Choirs in some Catholic churches also sing Gregorian chant, both in Latin and English, as part of a repertoire that may include other sacred music.
Though documents from the Second Vatican Council gives Gregorian chant — developed between the seventh and ninth centuries in the Diocese of Rome — pride of place in the Mass, it’s no longer the dominant sound in most Catholic parishes, McDonnell told CNS.
Gregorian chant was largely replaced by more vernacular music following Vatican II, when the traditional Latin Mass was changed to the dominant language of each country.

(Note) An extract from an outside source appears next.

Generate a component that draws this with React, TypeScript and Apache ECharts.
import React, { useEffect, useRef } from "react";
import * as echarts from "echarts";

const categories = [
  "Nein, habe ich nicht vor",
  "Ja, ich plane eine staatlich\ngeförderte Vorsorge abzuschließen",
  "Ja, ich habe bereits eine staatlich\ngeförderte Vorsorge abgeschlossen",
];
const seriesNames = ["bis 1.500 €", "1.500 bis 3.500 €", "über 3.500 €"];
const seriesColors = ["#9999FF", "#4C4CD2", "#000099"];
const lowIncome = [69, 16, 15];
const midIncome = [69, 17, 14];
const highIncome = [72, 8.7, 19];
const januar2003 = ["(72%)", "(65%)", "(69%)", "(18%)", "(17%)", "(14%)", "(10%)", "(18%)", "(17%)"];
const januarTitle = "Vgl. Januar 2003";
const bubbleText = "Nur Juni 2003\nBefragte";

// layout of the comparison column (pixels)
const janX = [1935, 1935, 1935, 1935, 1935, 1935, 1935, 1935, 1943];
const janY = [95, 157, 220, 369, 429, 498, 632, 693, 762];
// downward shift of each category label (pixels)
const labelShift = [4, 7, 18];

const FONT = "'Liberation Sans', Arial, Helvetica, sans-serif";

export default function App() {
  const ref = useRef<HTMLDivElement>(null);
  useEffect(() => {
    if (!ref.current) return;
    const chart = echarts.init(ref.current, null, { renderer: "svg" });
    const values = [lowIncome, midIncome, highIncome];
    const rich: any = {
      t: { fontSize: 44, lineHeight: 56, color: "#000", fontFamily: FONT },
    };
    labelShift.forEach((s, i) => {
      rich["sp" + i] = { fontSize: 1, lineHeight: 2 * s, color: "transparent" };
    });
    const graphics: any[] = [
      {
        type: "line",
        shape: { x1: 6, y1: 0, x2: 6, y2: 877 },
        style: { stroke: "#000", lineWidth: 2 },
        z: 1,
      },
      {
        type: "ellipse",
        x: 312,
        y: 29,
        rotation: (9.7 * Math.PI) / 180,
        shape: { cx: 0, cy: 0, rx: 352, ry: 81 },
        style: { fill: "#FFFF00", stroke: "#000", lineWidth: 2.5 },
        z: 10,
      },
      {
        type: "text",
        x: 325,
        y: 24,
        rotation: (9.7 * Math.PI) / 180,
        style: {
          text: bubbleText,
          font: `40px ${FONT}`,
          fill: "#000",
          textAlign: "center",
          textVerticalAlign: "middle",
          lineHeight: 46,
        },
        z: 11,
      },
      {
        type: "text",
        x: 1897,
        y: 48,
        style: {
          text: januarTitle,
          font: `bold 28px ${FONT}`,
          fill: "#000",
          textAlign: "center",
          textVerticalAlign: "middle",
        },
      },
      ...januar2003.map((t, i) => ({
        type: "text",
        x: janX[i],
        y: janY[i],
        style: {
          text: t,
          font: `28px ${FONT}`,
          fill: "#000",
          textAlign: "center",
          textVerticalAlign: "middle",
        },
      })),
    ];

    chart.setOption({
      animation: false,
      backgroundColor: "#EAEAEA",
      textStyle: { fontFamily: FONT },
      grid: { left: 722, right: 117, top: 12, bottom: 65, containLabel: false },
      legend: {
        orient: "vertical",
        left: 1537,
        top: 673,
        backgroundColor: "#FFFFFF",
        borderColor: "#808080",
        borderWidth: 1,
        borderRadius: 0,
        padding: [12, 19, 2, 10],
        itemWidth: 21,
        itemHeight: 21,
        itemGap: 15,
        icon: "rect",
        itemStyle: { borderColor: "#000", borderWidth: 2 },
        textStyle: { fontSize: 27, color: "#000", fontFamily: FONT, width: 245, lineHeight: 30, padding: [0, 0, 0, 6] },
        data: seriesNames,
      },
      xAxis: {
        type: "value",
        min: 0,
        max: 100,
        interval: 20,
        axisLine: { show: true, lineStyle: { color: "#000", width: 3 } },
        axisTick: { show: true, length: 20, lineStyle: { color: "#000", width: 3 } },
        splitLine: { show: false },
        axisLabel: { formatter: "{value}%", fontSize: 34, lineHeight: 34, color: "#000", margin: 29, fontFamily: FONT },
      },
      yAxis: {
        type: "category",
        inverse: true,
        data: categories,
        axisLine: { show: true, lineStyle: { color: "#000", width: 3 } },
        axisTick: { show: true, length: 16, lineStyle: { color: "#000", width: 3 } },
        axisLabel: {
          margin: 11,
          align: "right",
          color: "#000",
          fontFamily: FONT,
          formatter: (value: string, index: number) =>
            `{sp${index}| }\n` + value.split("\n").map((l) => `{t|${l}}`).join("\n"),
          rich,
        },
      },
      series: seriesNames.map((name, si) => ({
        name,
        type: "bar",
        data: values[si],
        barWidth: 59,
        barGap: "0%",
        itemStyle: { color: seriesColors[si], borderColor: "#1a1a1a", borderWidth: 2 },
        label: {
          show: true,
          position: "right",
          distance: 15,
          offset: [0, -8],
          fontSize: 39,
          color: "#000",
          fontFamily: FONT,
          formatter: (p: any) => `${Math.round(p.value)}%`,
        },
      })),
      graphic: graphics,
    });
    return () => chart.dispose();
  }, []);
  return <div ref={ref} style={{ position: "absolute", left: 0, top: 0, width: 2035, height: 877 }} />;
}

However, Gregorian chant began to regain popularity in the 1990s and some Catholic parishes began reintroducing it during worship.
Bouck believes it was no mistake that he happened to attend his first Mass where the priest celebrated it completely in Gregorian chant.

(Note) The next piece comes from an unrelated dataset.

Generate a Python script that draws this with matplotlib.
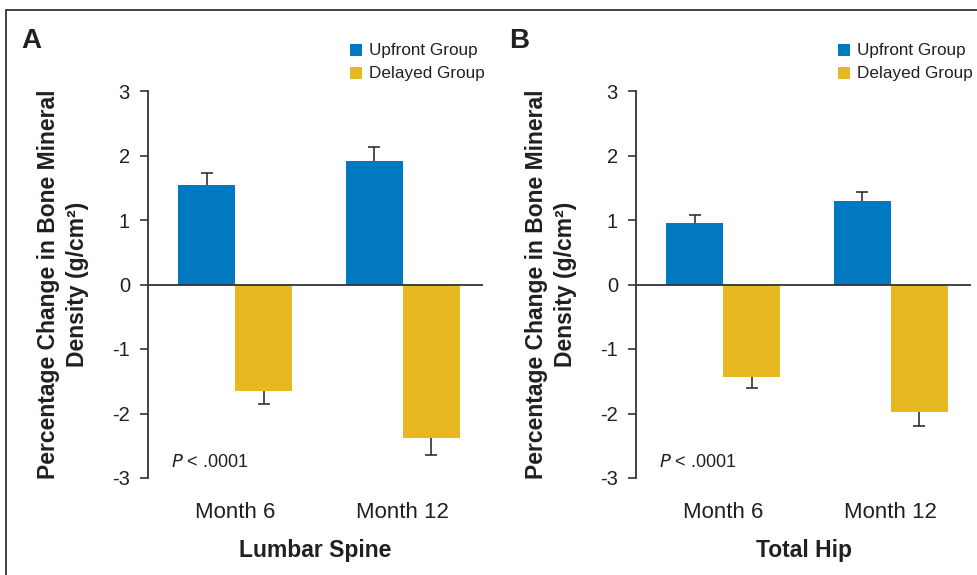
import numpy as np
import matplotlib
matplotlib.use('Agg')
import matplotlib.pyplot as plt
from matplotlib.patches import Rectangle

# --- data ---
months = ['Month 6', 'Month 12']
groups = ['Upfront Group', 'Delayed Group']

lumbar_upfront = [1.55, 1.91]
lumbar_upfront_err = [0.18, 0.22]
lumbar_delayed = [-1.65, -2.38]
lumbar_delayed_err = [0.21, 0.27]

hip_upfront = [0.95, 1.29]
hip_upfront_err = [0.13, 0.15]
hip_delayed = [-1.44, -1.98]
hip_delayed_err = [0.16, 0.21]

panels = [
    ('A', 'Lumbar Spine', lumbar_upfront, lumbar_upfront_err, lumbar_delayed, lumbar_delayed_err),
    ('B', 'Total Hip', hip_upfront, hip_upfront_err, hip_delayed, hip_delayed_err),
]

# --- style ---
blue = '#0079C1'
yellow = '#E6B822'
ink = '#231F20'
plt.rcParams['font.family'] = ['Liberation Sans', 'DejaVu Sans']
plt.rcParams['axes.unicode_minus'] = False

W, H = 978, 575
fig = plt.figure(figsize=(W / 100, H / 100), dpi=100)
fig.patch.set_facecolor('white')

# outer frame (runs past the right and bottom edges)
fig.add_artist(Rectangle((6 / W, -0.1), 2, 1 - 10 / H + 0.1, transform=fig.transFigure,
                         fill=False, lw=1.3, ec='#333333'))

axes_px = [(148, 483), (636, 971)]
offsets = [0, 488]
bw = 0.34

for (letter, title, up, up_err, dl, dl_err), (x0, x1), off in zip(panels, axes_px, offsets):
    ax = fig.add_axes([x0 / W, (H - 478) / H, (x1 - x0) / W, (478 - 91) / H])
    x = np.arange(len(months))
    up = np.array(up)
    dl = np.array(dl)
    ax.bar(x - bw / 2, up, bw, color=blue, zorder=2)
    ax.bar(x + bw / 2, dl, bw, color=yellow, zorder=2)

    # one-sided error bars
    ax.vlines(x - bw / 2, up, up + np.array(up_err), color=ink, lw=1.1, zorder=3)
    ax.plot(x - bw / 2, up + np.array(up_err), ls='none', marker='_',
            ms=8, mew=1.1, color=ink, zorder=3)
    ax.vlines(x + bw / 2, dl, dl - np.array(dl_err), color=ink, lw=1.1, zorder=3)
    ax.plot(x + bw / 2, dl - np.array(dl_err), ls='none', marker='_',
            ms=8, mew=1.1, color=ink, zorder=3)

    ax.axhline(0, color='#333333', lw=1.3, zorder=4)
    ax.set_ylim(-3, 3)
    ax.set_xlim(-0.52, 1.48)
    ax.set_yticks([-3, -2, -1, 0, 1, 2, 3])
    ax.set_xticks(x)
    ax.set_xticklabels(months, fontsize=16, color=ink)
    ax.tick_params(axis='x', length=0, pad=17)
    ax.tick_params(axis='y', length=6, width=1.2, colors='#333333', labelcolor=ink,
                   labelsize=14.5, pad=7)
    for s in ['top', 'right', 'bottom']:
        ax.spines[s].set_visible(False)
    ax.spines['left'].set_linewidth(1.3)
    ax.spines['left'].set_color('#333333')
    ax.patch.set_alpha(0)

    ax.text(0.068, 0.04, r'$\it{P}$' + ' < .0001', transform=ax.transAxes,
            fontsize=13, color=ink, va='center')

    ax.set_xlabel(title, fontsize=16.5, fontweight='bold', color=ink, labelpad=12)

    # panel letter
    fig.text((21 + off) / W, 1 - 48 / H, letter, fontsize=20, fontweight='bold', color=ink)

    # y label
    fig.text((63 + off) / W, 1 - 284 / H,
             'Percentage Change in Bone Mineral\nDensity (g/cm²)',
             rotation=90, ha='center', va='center', multialignment='center',
             fontsize=16.5, fontweight='bold', color=ink, linespacing=1.3)

    # legend
    for i, (g, c) in enumerate(zip(groups, [blue, yellow])):
        sy = 44 + i * 23
        fig.add_artist(Rectangle(((350 + off) / W, 1 - (sy + 12) / H), 12 / W, 12 / H,
                                 transform=fig.transFigure, color=c, lw=0))
        fig.text((369 + off) / W, 1 - (sy + 6.5) / H, g, fontsize=12.3, color=ink, va='center')

fig.savefig('out.png', dpi=100)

Once he settled into parish life at the Catholic Church of the Ascension in Memphis, Tennessee, Bouck joined the choir and eventually became its director.
“We did Gregorian chant, we did contemporary worship type music and traditional hymns,” he said. “But chant was always something that moved me and something that meant a lot to me.”
Bouck’s music ministry and involvement in the church would eventually lead him to consider the priesthood, a vocation he is now seeking in seminary, where he offers his considerable singing talents in the school’s schola.
It’s not uncommon for someone involved in a music ministry to hear the call to the priesthood, said David Lang, music director of Theological College.
“Those men are really engaged in the liturgy, especially if Gregorian chant is featured in their music,” Lang told CNS. “The texts are divinely inspired and when you are singing them it’s like you are praying twice. We shouldn’t be surprised that someone hears God’s call in that circumstance.”